Need an emergency dentist?

emergency dental

Call us at the first sign of dental discomfort

Sometimes it is hard to define the need for an emergency dentist appointment.

At Ipswich Dental Care, we believe that if you have sustained trauma and/or you are in pain, it is an emergency.

Prompt treatment of the tooth can dramatically increase the odds of the tooth being successfully treated and saved. If the pain comes and goes or reduces, it can sometimes be tempting to postpone treatment.

It is important to remember that delaying treatment can increase your chance of serious infection, which can become life threatening, and also reduce the chance of a positive outcome for your tooth.

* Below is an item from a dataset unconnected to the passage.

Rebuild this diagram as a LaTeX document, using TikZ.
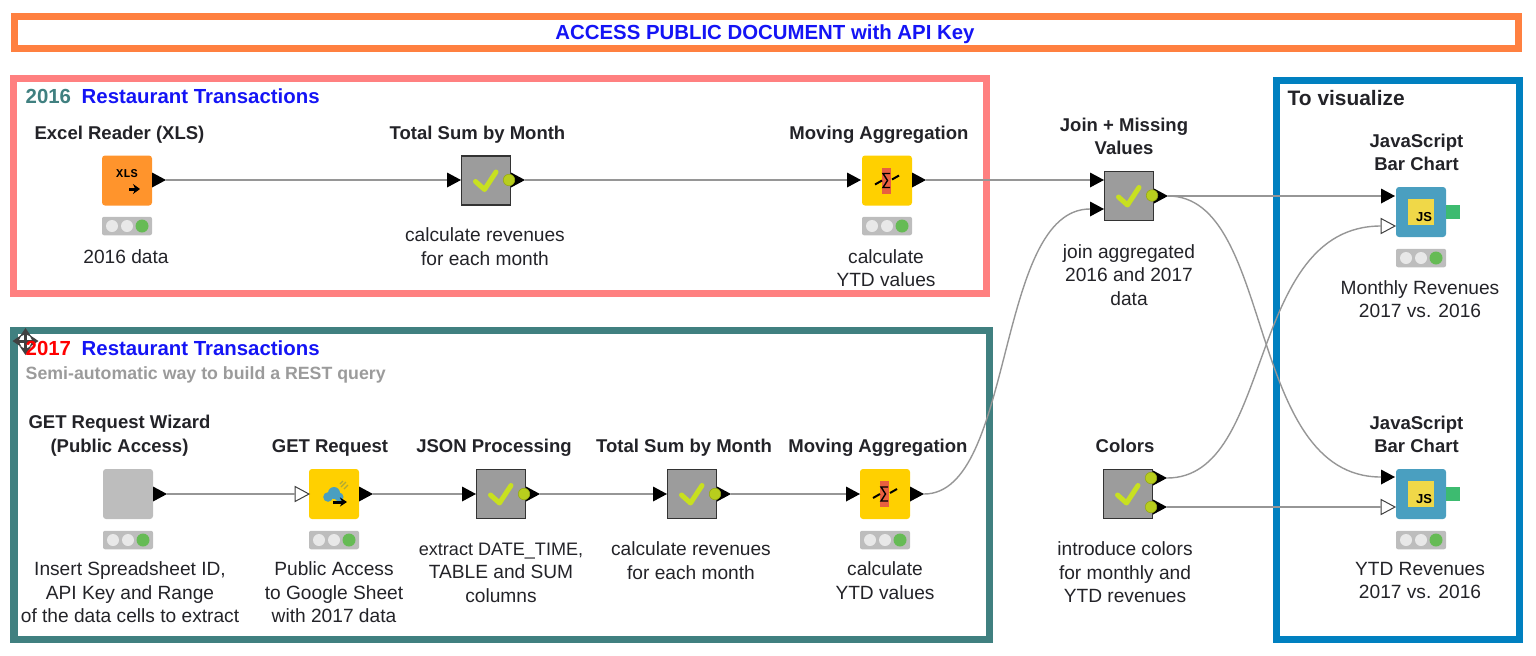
\documentclass[tikz,border=0pt]{standalone}
\usepackage{fontspec}
\setmainfont{Liberation Sans}
\newfontfamily\iconfont{Liberation Mono}
\usepackage{xcolor}
\usetikzlibrary{positioning, arrows.meta, calc, shapes.geometric}
\definecolor{forange}{RGB}{255,128,64}
\definecolor{fpink}{RGB}{255,128,128}
\definecolor{fteal}{RGB}{64,128,128}
\definecolor{fblue}{RGB}{0,128,192}
\definecolor{titleblue}{RGB}{20,20,245}
\definecolor{inktext}{RGB}{35,35,40}
\definecolor{notegray}{RGB}{155,155,155}
\definecolor{wiregray}{RGB}{150,150,150}
\definecolor{kyellow}{RGB}{255,208,0}
\definecolor{korange}{RGB}{255,148,44}
\definecolor{kgray}{RGB}{156,156,156}
\definecolor{kpale}{RGB}{189,189,189}
\definecolor{kblue}{RGB}{74,159,192}
\definecolor{klime}{RGB}{200,224,32}
\definecolor{jsyellow}{RGB}{240,216,72}
\definecolor{jsgreen}{RGB}{61,187,112}
\definecolor{lampgreen}{RGB}{102,187,85}
\definecolor{lampoff}{RGB}{232,232,232}
\definecolor{sumred}{RGB}{232,96,64}
\tikzset{
  frameline/.style={line width=0.07cm},
  wire/.style={draw=wiregray, line width=0.014cm},
  headtext/.style={font=\fontsize{5.27}{6.69}\selectfont\bfseries, text=inktext, align=center, inner sep=0pt},
  notetext/.style={font=\fontsize{5.45}{6.69}\selectfont, text=inktext, align=center, inner sep=0pt},
  tagtext/.style={font=\fontsize{5.8}{6.69}\selectfont\bfseries, anchor=west, inner sep=0pt},
  iconbox/.style={minimum size=0.5cm, inner sep=0pt, rounded corners=0.03cm},
  checkbox/.style={minimum size=0.49cm, inner sep=0pt, draw=black!80, fill=kgray, line width=0.017cm,
    path picture={\draw[klime, line width=0.05cm, line cap=round, line join=round]
      ([shift={(-0.105,0.01)}]path picture bounding box.center) -- ++(0.09,0.08) -- ++(0.115,-0.175);}},
  sumbox/.style={iconbox, fill=kyellow,
    path picture={
      \fill[sumred, sharp corners] ([shift={(-0.05,-0.13)}]path picture bounding box.center) rectangle ++(0.09,0.26);
      \draw[black, line width=0.02cm, sharp corners] ([shift={(-0.12,0.04)}]path picture bounding box.center) -- ++(0.07,-0.04);
      \draw[black, line width=0.02cm, sharp corners] ([shift={(0.05,-0.01)}]path picture bounding box.center) -- ++(0.07,-0.04);
      \draw[black, line width=0.014cm, sharp corners] ([shift={(0.03,-0.07)}]path picture bounding box.center) -- ++(-0.07,0) -- ++(0.045,0.07) -- ++(-0.045,0.07) -- ++(0.07,0);}},
  cloudbox/.style={iconbox, fill=kyellow,
    path picture={
      \fill[kblue] ([shift={(-0.06,0.03)}]path picture bounding box.center) circle (0.048);
      \fill[kblue] ([shift={(0,-0.01)}]path picture bounding box.center) circle (0.06);
      \fill[kblue] ([shift={(0.05,0.03)}]path picture bounding box.center) circle (0.045);
      \draw[black, line width=0.03cm, sharp corners, -{Stealth[length=0.07cm,width=0.09cm]}] ([shift={(-0.01,0.08)}]path picture bounding box.center) -- ++(0.14,0);
      \draw[olive!70!white, line width=0.012cm, sharp corners] ([shift={(0.07,-0.07)}]path picture bounding box.center) -- ++(0.05,-0.05);
      \draw[olive!70!white, line width=0.012cm, sharp corners] ([shift={(0.10,-0.05)}]path picture bounding box.center) -- ++(0.04,-0.04);
      \draw[olive!70!white, line width=0.012cm, sharp corners] ([shift={(0.06,-0.10)}]path picture bounding box.center) -- ++(0.03,-0.03);}},
  jsbox/.style={iconbox, fill=kblue,
    path picture={\fill[jsyellow, sharp corners] ([shift={(-0.127,-0.127)}]path picture bounding box.center) rectangle ++(0.254,0.254);}},
  portfill/.style={isosceles triangle, isosceles triangle stretches, minimum width=0.15cm, minimum height=0.14cm, inner sep=0pt, outer sep=0pt, anchor=west, fill=black},
  portopen/.style={portfill, fill=white, draw=black!75, line width=0.01cm},
  portdot/.style={circle, minimum size=0.115cm, inner sep=0pt, fill=klime!92!black, draw=klime!75!black, line width=0.006cm},
  lampbox/.style={minimum width=0.5cm, minimum height=0.185cm, inner sep=0pt, rounded corners=0.02cm, fill=kpale}
}
\begin{document}
\begin{tikzpicture}[y=-1cm]
    \useasboundingbox (0,0) rectangle (15.36,6.55);

    % Annotation frames
    \draw[frameline, forange] (0.145,0.165) rectangle (15.185,0.485);
    \draw[frameline, fpink] (0.135,0.785) rectangle (9.865,2.935);
    \draw[frameline, fteal] (0.14,3.305) rectangle (9.895,6.395);
    \draw[frameline, fblue] (12.765,0.805) rectangle (15.195,6.395);

    % Move cursor
    \draw[black!75, line width=0.03cm, {Stealth[length=0.09cm,width=0.12cm]}-{Stealth[length=0.09cm,width=0.12cm]}] (0.125,3.41) -- (0.385,3.41);
    \draw[black!75, line width=0.03cm, {Stealth[length=0.09cm,width=0.12cm]}-{Stealth[length=0.09cm,width=0.12cm]}] (0.255,3.28) -- (0.255,3.55);

    % Frame titles
    \node[font=\fontsize{5.8}{6.69}\selectfont\bfseries, text=titleblue, inner sep=0pt] (accesstitle) at (7.65,0.34) {ACCESS PUBLIC DOCUMENT with API Key};
    \node[tagtext, text=fteal] (year16) at (0.25,0.96) {2016};
    \node[tagtext, text=titleblue] (title16) at (0.81,0.96) {Restaurant Transactions};
    \node[tagtext, text=red] (year17) at (0.25,3.48) {2017};
    \node[tagtext, text=titleblue] (title17) at (0.81,3.48) {Restaurant Transactions};
    \node[tagtext, text=notegray, font=\fontsize{5.05}{6}\selectfont\bfseries] (semiauto) at (0.25,3.75) {Semi-automatic way to build a REST query};
    \node[tagtext, text=inktext, font=\fontsize{5.95}{6.69}\selectfont\bfseries] (tovisual) at (12.87,0.98) {To visualize};

    % Node boxes
    \node[iconbox, fill=korange] (excel) at (1.27,1.805) {};
    \node[checkbox] (tsum16) at (4.86,1.805) {};
    \node[sumbox] (movagg16) at (8.87,1.805) {};
    \node[checkbox] (joinmiss) at (11.29,1.96) {};
    \node[iconbox, fill=kpale] (wizard) at (1.28,4.94) {};
    \node[cloudbox] (getreq) at (3.34,4.94) {};
    \node[checkbox] (jsonproc) at (5.01,4.94) {};
    \node[checkbox] (tsum17) at (6.92,4.94) {};
    \node[sumbox] (movagg17) at (8.85,4.94) {};
    \node[checkbox] (colors) at (11.28,4.94) {};
    \node[jsbox] (chart16) at (14.21,2.12) {};
    \node[jsbox] (chart17) at (14.21,4.94) {};

    % Icon details
    \node[font=\fontsize{3.4}{4}\iconfont\bfseries, inner sep=0pt] (xlstext) at (1.27,1.74) {XLS};
    \draw[black, line width=0.03cm, -{Stealth[length=0.07cm,width=0.1cm]}] (1.29,1.89) -- (1.40,1.89);
    \node[font=\fontsize{3.7}{4}\selectfont\bfseries, inner sep=0pt] (jstext16) at (14.24,2.175) {JS};
    \node[font=\fontsize{3.7}{4}\selectfont\bfseries, inner sep=0pt] (jstext17) at (14.24,4.995) {JS};
    \fill[jsgreen] (14.46,2.05) rectangle (14.60,2.19);
    \fill[jsgreen] (14.46,4.87) rectangle (14.60,5.01);

    % Ports
    \foreach \n/\x/\y in {tsum16/4.47/1.80, movagg16/8.47/1.80, join1/10.90/1.80, join2/10.90/2.09, jsonproc/4.62/4.94, tsum17/6.53/4.94, movagg17/8.46/4.94, chart16/13.81/1.96, chart17/13.81/4.77} {
      \node[portfill] (\n-in) at (\x,\y) {};
    }
    \foreach \n/\x/\y in {getreq/2.95/4.94, chart16b/13.81/2.26, chart17b/13.81/5.07} {
      \node[portopen] (\n-in) at (\x,\y) {};
    }
    \foreach \n/\x/\y in {excel/1.52/1.80, tsum16/5.11/1.80, movagg16/9.12/1.80, joinmiss/11.54/1.96, wizard/1.53/4.94, getreq/3.59/4.94, jsonproc/5.26/4.94, tsum17/7.17/4.94, movagg17/9.10/4.94, colors1/11.53/4.78, colors2/11.53/5.07} {
      \node[portfill] (\n-out) at (\x,\y) {};
    }
    \foreach \n/\x/\y in {tsum16/5.09/1.80, joinmiss/11.52/1.955, jsonproc/5.24/4.94, tsum17/7.15/4.94, colors1/11.51/4.78, colors2/11.51/5.07} {
      \node[portdot] (\n-dot) at (\x,\y) {};
    }

    % Traffic lights
    \foreach \n/\x/\y in {excel/1.27/2.26, movagg16/8.87/2.26, wizard/1.28/5.40, getreq/3.34/5.40, movagg17/8.85/5.40, chart16/14.21/2.58, chart17/14.21/5.40} {
      \node[lampbox] (\n-lamp) at (\x,\y) {};
      \fill[lampoff] (\x-0.15,\y) circle (0.06);
      \fill[lampoff] (\x,\y) circle (0.06);
      \fill[lampgreen] (\x+0.15,\y) circle (0.065);
    }

    % Connectors
    \draw[wire] (excel-out.apex) -- (tsum16-in.west);
    \draw[wire] (tsum16-out.apex) -- (movagg16-in.west);
    \draw[wire] (movagg16-out.apex) -- (join1-in.west);
    \draw[wire] (wizard-out.apex) -- (getreq-in.west);
    \draw[wire] (getreq-out.apex) -- (jsonproc-in.west);
    \draw[wire] (jsonproc-out.apex) -- (tsum17-in.west);
    \draw[wire] (tsum17-out.apex) -- (movagg17-in.west);
    \draw[wire] (joinmiss-out.apex) -- (chart16-in.west);
    \draw[wire] (colors2-out.apex) -- (chart17b-in.west);
    \draw[wire] (movagg17-out.apex) .. controls (10.15,4.94) and (9.95,2.09) .. (join2-in.west);
    \draw[wire] (joinmiss-out.apex) .. controls (12.75,1.96) and (12.45,4.77) .. (chart17-in.west);
    \draw[wire] (colors1-out.apex) .. controls (12.75,4.78) and (12.45,2.26) .. (chart16b-in.west);

    % Headings above
    \node[headtext] (excel-head) at (1.195,1.345) {Excel Reader (XLS)};
    \node[headtext] (tsum16-head) at (4.775,1.345) {Total Sum by Month};
    \node[headtext] (movagg16-head) at (8.79,1.345) {Moving Aggregation};
    \node[headtext] (joinmiss-head) at (11.24,1.365) {Join + Missing\\Values};
    \node[headtext] (chart16-head) at (14.165,1.525) {JavaScript\\Bar Chart};
    \node[headtext] (wizard-head) at (1.195,4.355) {GET Request Wizard\\(Public Access)};
    \node[headtext] (getreq-head) at (3.30,4.475) {GET Request};
    \node[headtext] (jsonproc-head) at (4.94,4.475) {JSON Processing};
    \node[headtext] (tsum17-head) at (6.84,4.475) {Total Sum by Month};
    \node[headtext] (movagg17-head) at (8.78,4.475) {Moving Aggregation};
    \node[headtext] (colors-head) at (11.25,4.46) {Colors};
    \node[headtext] (chart17-head) at (14.165,4.345) {JavaScript\\Bar Chart};

    % Notes below
    \node[notetext] (excel-note) at (1.26,2.565) {2016 data};
    \node[notetext] (tsum16-note) at (4.85,2.465) {calculate revenues\\for each month};
    \node[notetext] (movagg16-note) at (8.86,2.68) {calculate\\YTD values};
    \node[notetext] (joinmiss-note) at (11.29,2.75) {join aggregated\\2016 and 2017\\data};
    \node[notetext] (chart16-note) at (14.20,2.99) {Monthly Revenues\\2017 vs. 2016};
    \node[notetext] (wizard-note) at (1.30,5.925) {Insert Spreadsheet ID,\\API Key and Range\\of the data cells to extract};
    \node[notetext] (getreq-note) at (3.34,5.925) {Public Access\\to Google Sheet\\with 2017 data};
    \node[notetext] (jsonproc-note) at (5.01,5.725) {{\fontsize{5.14}{6.69}\selectfont extract DATE\_TIME,}\\TABLE and SUM\\columns};
    \node[notetext] (tsum17-note) at (6.91,5.605) {calculate revenues\\for each month};
    \node[notetext] (movagg17-note) at (8.85,5.805) {calculate\\YTD values};
    \node[notetext] (colors-note) at (11.25,5.725) {introduce colors\\for monthly and\\YTD revenues};
    \node[notetext] (chart17-note) at (14.20,5.805) {YTD Revenues\\2017 vs. 2016};
\end{tikzpicture}
\end{document}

We set aside ‘emergency dentist’ appointments each day to help accommodate our patients in need on a daily basis.

We also open each weekend and two late nights a week.

dental emergency

Toothache - What to do?

There are various triggers or reasons why people incur toothaches. It is all too often a very nasty experience for sufferers and we want you to know that we are always here to help you in this time of need.

Sometimes toothache can be caused by something simple such as:

  • biting forcefully on a hard surface, bruising the ligament of the tooth
  • the result of a heavy blow to the mouth causing trauma
  • or it can be a symptom of chronic decay, gum or bone disease.

If left untreated the problem will only get worse and usually more costly.  In some cases where abscesses occur, the issue can become quite serious. 

If you are experiencing any dental discomfort please do not hesitate to contact us on 3202 3999.

nervous patients

Tooth Knocked Out - What to do?

When people suffer from trauma to the mouth, it can sometimes result in a tooth being knocked out.

If a tooth is knocked out – remain calm and act promptly

  • Carefully find the tooth, handle it by the crown only (not the root) and ensure it is clean. (The crown is the smooth white part of the tooth that is normally visible in the mouth.)
    If the root is dirty, and the patient is calm and conscious, they can gently suck the tooth clean. Alternatively, rinse the tooth in milk or very briefly, in water.
  • Immediately replant the tooth in the socket making sure the tooth is facing the right way around. Time is critical and immediate replacement is best, but should ideally not be delayed beyond 30 minutes.
  • Hold the tooth in place. Aluminium foil may be used to help stabilise the tooth, or the patient can bite gently on gauze or a soft cloth.
  • If you are unable to replant the tooth, keep it moist by putting it in a cup of milk, sealing it in plastic wrap or placing it in the patient’s mouth next to the cheek, if the patient is able to do so.